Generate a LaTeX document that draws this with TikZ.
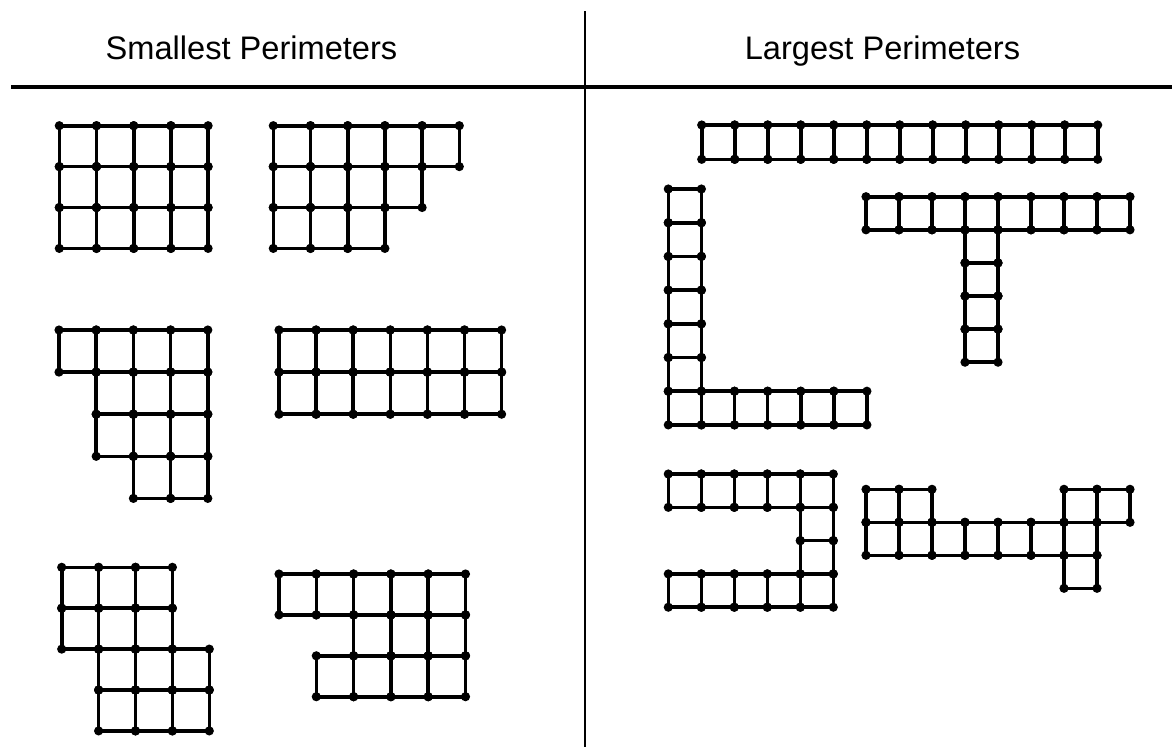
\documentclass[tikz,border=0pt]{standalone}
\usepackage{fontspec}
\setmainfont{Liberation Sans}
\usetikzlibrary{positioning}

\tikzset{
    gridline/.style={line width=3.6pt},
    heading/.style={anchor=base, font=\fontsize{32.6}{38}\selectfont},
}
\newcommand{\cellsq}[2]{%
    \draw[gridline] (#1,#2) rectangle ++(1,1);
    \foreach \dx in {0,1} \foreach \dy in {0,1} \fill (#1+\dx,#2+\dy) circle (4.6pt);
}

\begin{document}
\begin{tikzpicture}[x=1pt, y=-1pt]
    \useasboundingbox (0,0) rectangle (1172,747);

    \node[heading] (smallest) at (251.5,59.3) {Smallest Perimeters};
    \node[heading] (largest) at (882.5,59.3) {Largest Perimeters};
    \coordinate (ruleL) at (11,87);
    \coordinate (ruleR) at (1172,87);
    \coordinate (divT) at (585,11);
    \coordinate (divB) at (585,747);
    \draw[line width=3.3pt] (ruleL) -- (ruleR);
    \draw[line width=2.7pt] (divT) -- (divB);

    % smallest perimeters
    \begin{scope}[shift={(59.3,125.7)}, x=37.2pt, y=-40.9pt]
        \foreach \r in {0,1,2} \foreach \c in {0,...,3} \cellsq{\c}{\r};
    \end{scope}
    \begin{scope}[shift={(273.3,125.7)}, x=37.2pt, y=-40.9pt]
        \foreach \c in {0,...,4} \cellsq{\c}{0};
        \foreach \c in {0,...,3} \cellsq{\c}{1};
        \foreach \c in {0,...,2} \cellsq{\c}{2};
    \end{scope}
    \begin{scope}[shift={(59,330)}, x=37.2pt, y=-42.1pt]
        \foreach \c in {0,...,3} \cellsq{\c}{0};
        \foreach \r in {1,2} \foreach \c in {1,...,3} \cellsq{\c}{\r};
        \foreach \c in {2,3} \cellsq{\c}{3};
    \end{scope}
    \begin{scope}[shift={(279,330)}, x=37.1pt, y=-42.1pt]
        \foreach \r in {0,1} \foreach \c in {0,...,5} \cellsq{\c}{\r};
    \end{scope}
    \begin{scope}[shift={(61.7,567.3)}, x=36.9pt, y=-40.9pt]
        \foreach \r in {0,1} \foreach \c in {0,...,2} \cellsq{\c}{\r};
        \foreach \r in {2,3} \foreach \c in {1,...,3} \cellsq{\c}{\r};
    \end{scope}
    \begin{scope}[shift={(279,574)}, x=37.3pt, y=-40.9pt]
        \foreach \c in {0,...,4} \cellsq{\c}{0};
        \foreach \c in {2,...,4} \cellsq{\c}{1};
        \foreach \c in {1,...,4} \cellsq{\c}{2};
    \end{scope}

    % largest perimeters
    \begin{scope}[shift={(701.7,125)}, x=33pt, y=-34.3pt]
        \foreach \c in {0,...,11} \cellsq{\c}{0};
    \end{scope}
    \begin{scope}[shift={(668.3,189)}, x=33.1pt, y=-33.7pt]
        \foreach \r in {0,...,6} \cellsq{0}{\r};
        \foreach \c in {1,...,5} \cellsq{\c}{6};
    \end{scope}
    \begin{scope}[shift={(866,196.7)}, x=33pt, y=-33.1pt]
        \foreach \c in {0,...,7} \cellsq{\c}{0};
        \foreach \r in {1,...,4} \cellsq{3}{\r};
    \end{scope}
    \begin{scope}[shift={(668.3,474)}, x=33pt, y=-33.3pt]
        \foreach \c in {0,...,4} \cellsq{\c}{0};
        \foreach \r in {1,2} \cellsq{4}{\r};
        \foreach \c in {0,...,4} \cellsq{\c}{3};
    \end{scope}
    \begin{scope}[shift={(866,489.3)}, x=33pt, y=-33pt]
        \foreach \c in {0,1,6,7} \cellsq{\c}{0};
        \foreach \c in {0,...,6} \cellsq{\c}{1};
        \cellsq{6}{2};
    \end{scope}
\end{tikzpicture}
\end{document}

::::

Transcribe the listing above verbatim. Omit the pictures.

Solution to this task:
Generate a LaTeX document that draws this with TikZ.
\documentclass[tikz,border=0pt]{standalone}
\usepackage{fontspec}
\setmainfont{Liberation Sans}
\usetikzlibrary{positioning}

\tikzset{
    gridline/.style={line width=3.6pt},
    heading/.style={anchor=base, font=\fontsize{32.6}{38}\selectfont},
}
\newcommand{\cellsq}[2]{%
    \draw[gridline] (#1,#2) rectangle ++(1,1);
    \foreach \dx in {0,1} \foreach \dy in {0,1} \fill (#1+\dx,#2+\dy) circle (4.6pt);
}

\begin{document}
\begin{tikzpicture}[x=1pt, y=-1pt]
    \useasboundingbox (0,0) rectangle (1172,747);

    \node[heading] (smallest) at (251.5,59.3) {Smallest Perimeters};
    \node[heading] (largest) at (882.5,59.3) {Largest Perimeters};
    \coordinate (ruleL) at (11,87);
    \coordinate (ruleR) at (1172,87);
    \coordinate (divT) at (585,11);
    \coordinate (divB) at (585,747);
    \draw[line width=3.3pt] (ruleL) -- (ruleR);
    \draw[line width=2.7pt] (divT) -- (divB);

    % smallest perimeters
    \begin{scope}[shift={(59.3,125.7)}, x=37.2pt, y=-40.9pt]
        \foreach \r in {0,1,2} \foreach \c in {0,...,3} \cellsq{\c}{\r};
    \end{scope}
    \begin{scope}[shift={(273.3,125.7)}, x=37.2pt, y=-40.9pt]
        \foreach \c in {0,...,4} \cellsq{\c}{0};
        \foreach \c in {0,...,3} \cellsq{\c}{1};
        \foreach \c in {0,...,2} \cellsq{\c}{2};
    \end{scope}
    \begin{scope}[shift={(59,330)}, x=37.2pt, y=-42.1pt]
        \foreach \c in {0,...,3} \cellsq{\c}{0};
        \foreach \r in {1,2} \foreach \c in {1,...,3} \cellsq{\c}{\r};
        \foreach \c in {2,3} \cellsq{\c}{3};
    \end{scope}
    \begin{scope}[shift={(279,330)}, x=37.1pt, y=-42.1pt]
        \foreach \r in {0,1} \foreach \c in {0,...,5} \cellsq{\c}{\r};
    \end{scope}
    \begin{scope}[shift={(61.7,567.3)}, x=36.9pt, y=-40.9pt]
        \foreach \r in {0,1} \foreach \c in {0,...,2} \cellsq{\c}{\r};
        \foreach \r in {2,3} \foreach \c in {1,...,3} \cellsq{\c}{\r};
    \end{scope}
    \begin{scope}[shift={(279,574)}, x=37.3pt, y=-40.9pt]
        \foreach \c in {0,...,4} \cellsq{\c}{0};
        \foreach \c in {2,...,4} \cellsq{\c}{1};
        \foreach \c in {1,...,4} \cellsq{\c}{2};
    \end{scope}

    % largest perimeters
    \begin{scope}[shift={(701.7,125)}, x=33pt, y=-34.3pt]
        \foreach \c in {0,...,11} \cellsq{\c}{0};
    \end{scope}
    \begin{scope}[shift={(668.3,189)}, x=33.1pt, y=-33.7pt]
        \foreach \r in {0,...,6} \cellsq{0}{\r};
        \foreach \c in {1,...,5} \cellsq{\c}{6};
    \end{scope}
    \begin{scope}[shift={(866,196.7)}, x=33pt, y=-33.1pt]
        \foreach \c in {0,...,7} \cellsq{\c}{0};
        \foreach \r in {1,...,4} \cellsq{3}{\r};
    \end{scope}
    \begin{scope}[shift={(668.3,474)}, x=33pt, y=-33.3pt]
        \foreach \c in {0,...,4} \cellsq{\c}{0};
        \foreach \r in {1,2} \cellsq{4}{\r};
        \foreach \c in {0,...,4} \cellsq{\c}{3};
    \end{scope}
    \begin{scope}[shift={(866,489.3)}, x=33pt, y=-33pt]
        \foreach \c in {0,1,6,7} \cellsq{\c}{0};
        \foreach \c in {0,...,6} \cellsq{\c}{1};
        \cellsq{6}{2};
    \end{scope}
\end{tikzpicture}
\end{document}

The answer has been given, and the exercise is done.